The Unsettling Effect of An Un-Subtle President

Say what you will about the negative personal aspects of Donald Trump, conservatives are generally pleased with the Administration’s policy pronouncements, from a budget tilted strongly towards national defense to stern warnings to North Korea.

As is the president’s manner, there was nothing conciliatory or placating in his budgetary assault on liberal favorites.  As examples, money for the National Endowment for the Arts was eliminated entirely as was funding for a preschool breakfast program which had not been shown to result – as backers had claimed – in improved school performance.

The howls of protest from the left were seemingly heard from coast to coast … “no compassion”, “enemy of culture” and so forth.

My, My, My!  How the role of the federal government has changed in nearly two hundred and thirty years since it was supposedly constrained by the U.S. Constitution.

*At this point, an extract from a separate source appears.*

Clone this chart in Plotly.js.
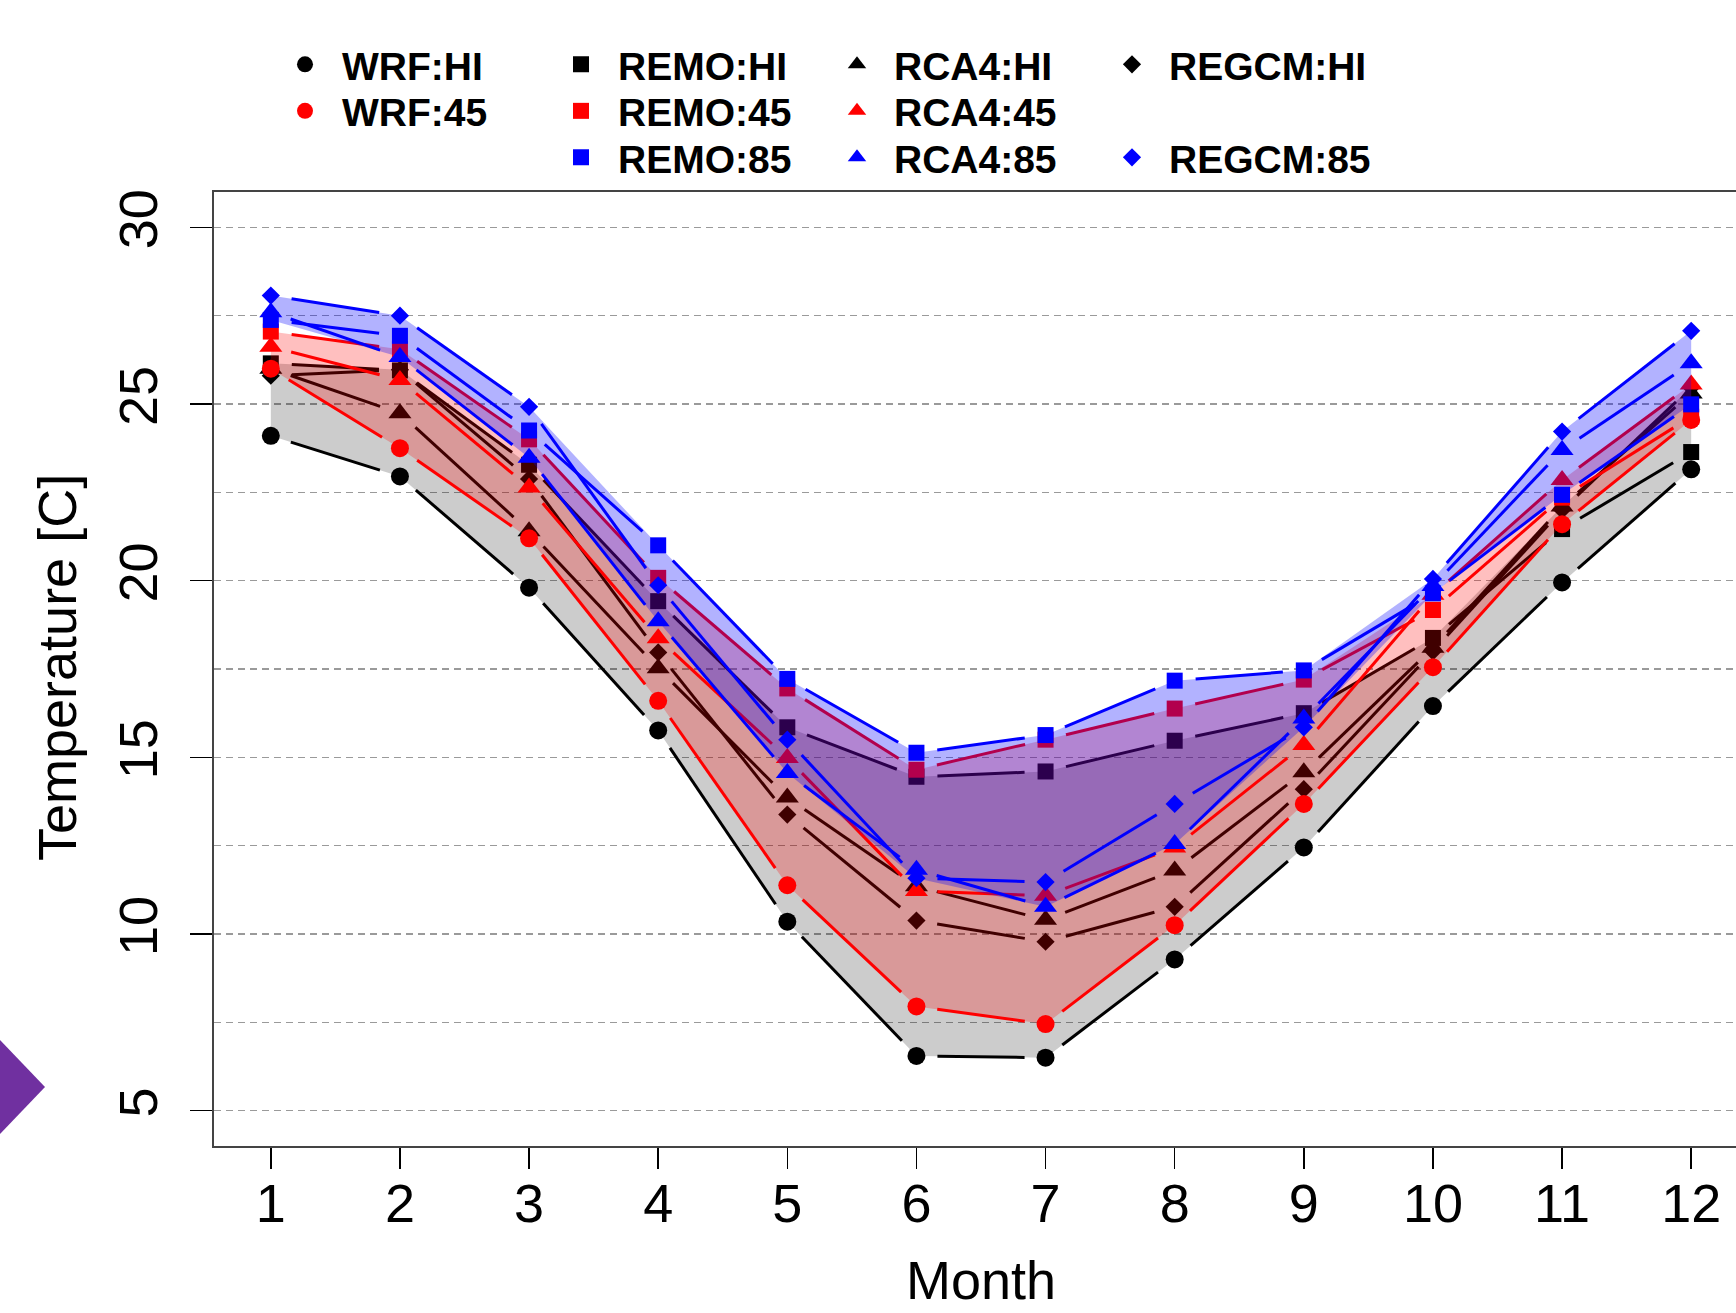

Where is it written that the Federal Government should provide money for theater productions?  If private funding isn’t available, why should tax payers foot the bill?  And if a program does not produce desired results, why shouldn’t be money for it be cut off?

Of course, arts can be supported by those who patronize them and hungry children should get breakfast.  But why are these tasks federal responsibilities?  What about state, localities and private sources?  It’s as if the general Washington consensus – often accommodated by Republicans  afraid of liberal disapproval - is being upended.  Is it no longer true that when there is a perceived need or problem, only Washington can solve it?

And think about national security:  the President, the Commander in Chief, has no greater role than to provide for the common defense.  Simply put, if the nation does not survive nothing else does either (like food aid programs).  Yet, under the Obama Administration, Congressional Democrats and Republicans agreed to a budget sequestration program putting domestic and military expenditures on an equal footing.  In effect, defense needs were treated as just another interest group vying with, say, the EPA for a limited pool of federal money.


The absence of sensible priorities is just the sort of foolishness that led to Trump’s popularity.